▸ **Data provided**:
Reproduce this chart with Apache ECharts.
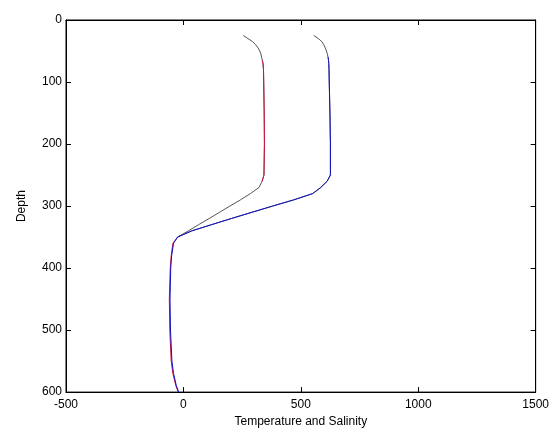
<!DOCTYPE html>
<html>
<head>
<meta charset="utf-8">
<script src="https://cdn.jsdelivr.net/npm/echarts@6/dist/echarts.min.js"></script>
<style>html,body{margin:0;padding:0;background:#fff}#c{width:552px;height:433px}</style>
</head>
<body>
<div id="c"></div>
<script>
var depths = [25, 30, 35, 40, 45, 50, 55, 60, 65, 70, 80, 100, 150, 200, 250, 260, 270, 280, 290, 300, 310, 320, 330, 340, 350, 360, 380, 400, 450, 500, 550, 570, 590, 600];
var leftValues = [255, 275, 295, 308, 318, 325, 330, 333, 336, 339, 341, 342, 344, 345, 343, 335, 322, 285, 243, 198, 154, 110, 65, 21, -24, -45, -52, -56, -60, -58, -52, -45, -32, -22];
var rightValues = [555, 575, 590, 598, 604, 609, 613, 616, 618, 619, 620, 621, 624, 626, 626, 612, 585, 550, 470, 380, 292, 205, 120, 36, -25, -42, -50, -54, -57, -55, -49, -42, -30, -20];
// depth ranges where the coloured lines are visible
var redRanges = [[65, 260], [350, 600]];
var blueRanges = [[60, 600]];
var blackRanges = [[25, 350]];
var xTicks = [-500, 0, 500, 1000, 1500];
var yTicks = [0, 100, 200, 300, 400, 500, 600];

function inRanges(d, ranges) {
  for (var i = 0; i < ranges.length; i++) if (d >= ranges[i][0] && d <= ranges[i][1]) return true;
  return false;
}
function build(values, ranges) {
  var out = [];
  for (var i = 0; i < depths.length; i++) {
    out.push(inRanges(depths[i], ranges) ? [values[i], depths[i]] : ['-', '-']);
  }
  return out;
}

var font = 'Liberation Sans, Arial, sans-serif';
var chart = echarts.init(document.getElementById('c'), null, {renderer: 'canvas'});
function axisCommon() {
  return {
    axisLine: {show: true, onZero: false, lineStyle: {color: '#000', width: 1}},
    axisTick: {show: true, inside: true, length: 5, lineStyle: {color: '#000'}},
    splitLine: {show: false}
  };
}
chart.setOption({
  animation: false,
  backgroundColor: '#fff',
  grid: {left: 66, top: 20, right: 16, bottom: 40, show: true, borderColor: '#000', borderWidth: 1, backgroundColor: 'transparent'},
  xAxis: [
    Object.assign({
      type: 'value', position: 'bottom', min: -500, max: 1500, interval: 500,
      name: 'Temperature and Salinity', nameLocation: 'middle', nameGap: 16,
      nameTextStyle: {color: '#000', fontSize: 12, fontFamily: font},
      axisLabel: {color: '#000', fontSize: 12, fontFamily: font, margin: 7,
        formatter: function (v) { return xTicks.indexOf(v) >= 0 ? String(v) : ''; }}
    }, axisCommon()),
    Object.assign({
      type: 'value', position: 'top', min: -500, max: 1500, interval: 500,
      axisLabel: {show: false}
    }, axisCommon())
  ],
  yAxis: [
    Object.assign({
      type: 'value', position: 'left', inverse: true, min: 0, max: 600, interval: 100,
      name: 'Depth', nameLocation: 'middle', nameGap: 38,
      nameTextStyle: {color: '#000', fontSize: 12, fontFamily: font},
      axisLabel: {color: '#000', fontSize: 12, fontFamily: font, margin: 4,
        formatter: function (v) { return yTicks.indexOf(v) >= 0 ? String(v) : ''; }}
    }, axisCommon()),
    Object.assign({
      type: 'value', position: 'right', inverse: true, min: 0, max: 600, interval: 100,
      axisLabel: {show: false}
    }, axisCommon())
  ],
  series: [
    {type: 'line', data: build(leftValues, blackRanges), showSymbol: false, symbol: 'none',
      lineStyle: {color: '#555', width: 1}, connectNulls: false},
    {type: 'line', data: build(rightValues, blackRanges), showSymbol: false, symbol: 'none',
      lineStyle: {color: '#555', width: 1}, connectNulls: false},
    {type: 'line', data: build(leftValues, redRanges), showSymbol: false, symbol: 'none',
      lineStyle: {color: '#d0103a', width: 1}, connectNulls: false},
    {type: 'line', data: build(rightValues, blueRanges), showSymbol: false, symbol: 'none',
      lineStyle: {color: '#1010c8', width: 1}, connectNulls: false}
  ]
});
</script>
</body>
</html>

▸ **What you have to do**: Copy the material above exactly and drop the pictures.

▸ **Output**:
Reproduce this chart with Apache ECharts.
<!DOCTYPE html>
<html>
<head>
<meta charset="utf-8">
<script src="https://cdn.jsdelivr.net/npm/echarts@6/dist/echarts.min.js"></script>
<style>html,body{margin:0;padding:0;background:#fff}#c{width:552px;height:433px}</style>
</head>
<body>
<div id="c"></div>
<script>
var depths = [25, 30, 35, 40, 45, 50, 55, 60, 65, 70, 80, 100, 150, 200, 250, 260, 270, 280, 290, 300, 310, 320, 330, 340, 350, 360, 380, 400, 450, 500, 550, 570, 590, 600];
var leftValues = [255, 275, 295, 308, 318, 325, 330, 333, 336, 339, 341, 342, 344, 345, 343, 335, 322, 285, 243, 198, 154, 110, 65, 21, -24, -45, -52, -56, -60, -58, -52, -45, -32, -22];
var rightValues = [555, 575, 590, 598, 604, 609, 613, 616, 618, 619, 620, 621, 624, 626, 626, 612, 585, 550, 470, 380, 292, 205, 120, 36, -25, -42, -50, -54, -57, -55, -49, -42, -30, -20];
// depth ranges where the coloured lines are visible
var redRanges = [[65, 260], [350, 600]];
var blueRanges = [[60, 600]];
var blackRanges = [[25, 350]];
var xTicks = [-500, 0, 500, 1000, 1500];
var yTicks = [0, 100, 200, 300, 400, 500, 600];

function inRanges(d, ranges) {
  for (var i = 0; i < ranges.length; i++) if (d >= ranges[i][0] && d <= ranges[i][1]) return true;
  return false;
}
function build(values, ranges) {
  var out = [];
  for (var i = 0; i < depths.length; i++) {
    out.push(inRanges(depths[i], ranges) ? [values[i], depths[i]] : ['-', '-']);
  }
  return out;
}

var font = 'Liberation Sans, Arial, sans-serif';
var chart = echarts.init(document.getElementById('c'), null, {renderer: 'canvas'});
function axisCommon() {
  return {
    axisLine: {show: true, onZero: false, lineStyle: {color: '#000', width: 1}},
    axisTick: {show: true, inside: true, length: 5, lineStyle: {color: '#000'}},
    splitLine: {show: false}
  };
}
chart.setOption({
  animation: false,
  backgroundColor: '#fff',
  grid: {left: 66, top: 20, right: 16, bottom: 40, show: true, borderColor: '#000', borderWidth: 1, backgroundColor: 'transparent'},
  xAxis: [
    Object.assign({
      type: 'value', position: 'bottom', min: -500, max: 1500, interval: 500,
      name: 'Temperature and Salinity', nameLocation: 'middle', nameGap: 16,
      nameTextStyle: {color: '#000', fontSize: 12, fontFamily: font},
      axisLabel: {color: '#000', fontSize: 12, fontFamily: font, margin: 7,
        formatter: function (v) { return xTicks.indexOf(v) >= 0 ? String(v) : ''; }}
    }, axisCommon()),
    Object.assign({
      type: 'value', position: 'top', min: -500, max: 1500, interval: 500,
      axisLabel: {show: false}
    }, axisCommon())
  ],
  yAxis: [
    Object.assign({
      type: 'value', position: 'left', inverse: true, min: 0, max: 600, interval: 100,
      name: 'Depth', nameLocation: 'middle', nameGap: 38,
      nameTextStyle: {color: '#000', fontSize: 12, fontFamily: font},
      axisLabel: {color: '#000', fontSize: 12, fontFamily: font, margin: 4,
        formatter: function (v) { return yTicks.indexOf(v) >= 0 ? String(v) : ''; }}
    }, axisCommon()),
    Object.assign({
      type: 'value', position: 'right', inverse: true, min: 0, max: 600, interval: 100,
      axisLabel: {show: false}
    }, axisCommon())
  ],
  series: [
    {type: 'line', data: build(leftValues, blackRanges), showSymbol: false, symbol: 'none',
      lineStyle: {color: '#555', width: 1}, connectNulls: false},
    {type: 'line', data: build(rightValues, blackRanges), showSymbol: false, symbol: 'none',
      lineStyle: {color: '#555', width: 1}, connectNulls: false},
    {type: 'line', data: build(leftValues, redRanges), showSymbol: false, symbol: 'none',
      lineStyle: {color: '#d0103a', width: 1}, connectNulls: false},
    {type: 'line', data: build(rightValues, blueRanges), showSymbol: false, symbol: 'none',
      lineStyle: {color: '#1010c8', width: 1}, connectNulls: false}
  ]
});
</script>
</body>
</html>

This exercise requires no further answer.